ATHENS (Reuters) - Greece’s parliament approved on Friday a bill to protect borrowers from foreclosures on their primary homes after tense negotiations with the country’s international creditors.
The new framework, part of measures to expedite a clean up of bank balance sheets, was approved by a majority of lawmakers in the 300-seat parliament. It replaces an older scheme which the euro zone creditors considered more generous.
A wrangle over rules to protect thousands of borrowers in default on their loans from losing their primary residence delayed the release of 974 million euros from Greece’s euro zone creditors earlier this month.
Greece emerged from its latest bailout in August. The leftist government, whose term ends in October, has said that the new legislation protects those hit hardest by the debt crisis but it has also called the bill “a product of compromise”, following talks with EU representatives.

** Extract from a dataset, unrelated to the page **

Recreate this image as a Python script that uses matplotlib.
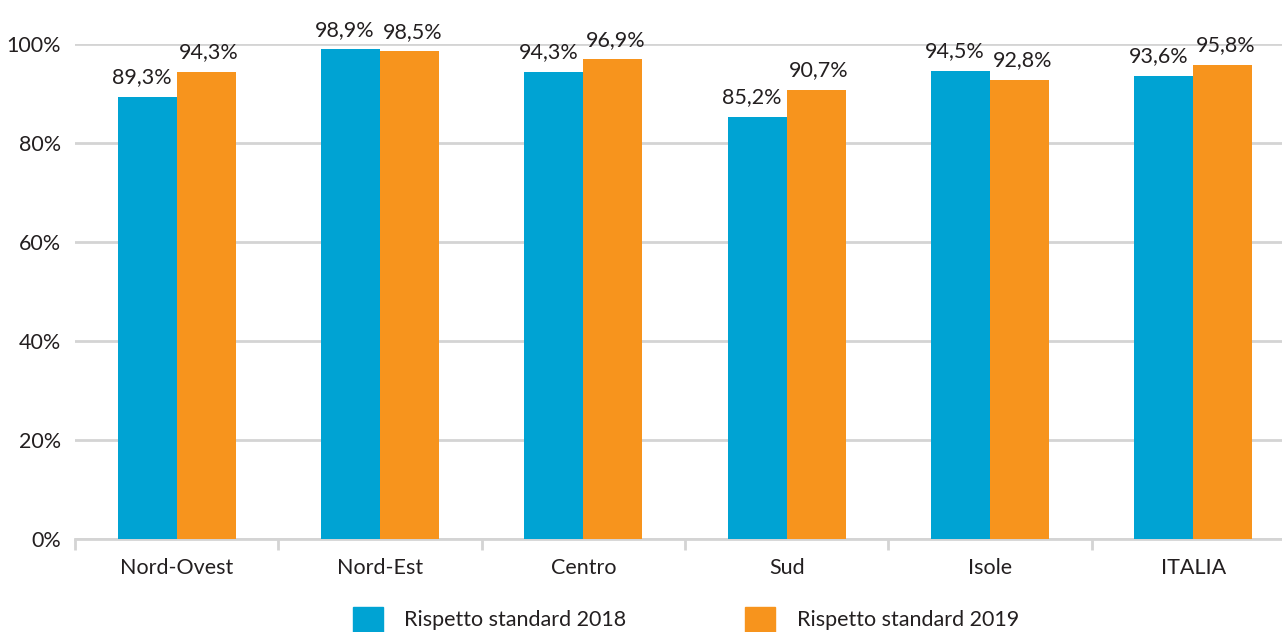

The new scheme sets income criteria and a ceiling on the commercial value of primary residences at 175,000 euros for business loans that have pledged a primary home as collateral and at 250,000 euros for other plain vanilla mortgages.
The state will also contribute to help borrowers, subsidising part of their monthly loan repayments. The total annual cost is seen at 200 million euros, according to the bill.
The lenders, which extended loans worth more than 280 billion euros in three bailouts from 2010 to 2015, have pushed for stricter terms. They initially wanted business loans exempted from the protection.
Negotiations continued until Thursday and Athens submitted a last-minute amendment to reduce the outstanding balance on business loans, including past due interest, to 100,000 euros from 130,000 euros.
To conclude its second-post bailout review and qualify for the cash - mainly from profits that euro zone central banks have made on their Greek bond portfolios - Athens needs to get the green light from official lenders on the new framework.
Euro zone deputy finance ministers assessed Greece’s progress on this issue on Monday and did not approve the release of cash. They will look into it again before a meeting euro zone finance ministers on April 5, an EU official said.
Greece has promised to reduce the pile of non-performing loans burdening its banks’ balance sheets.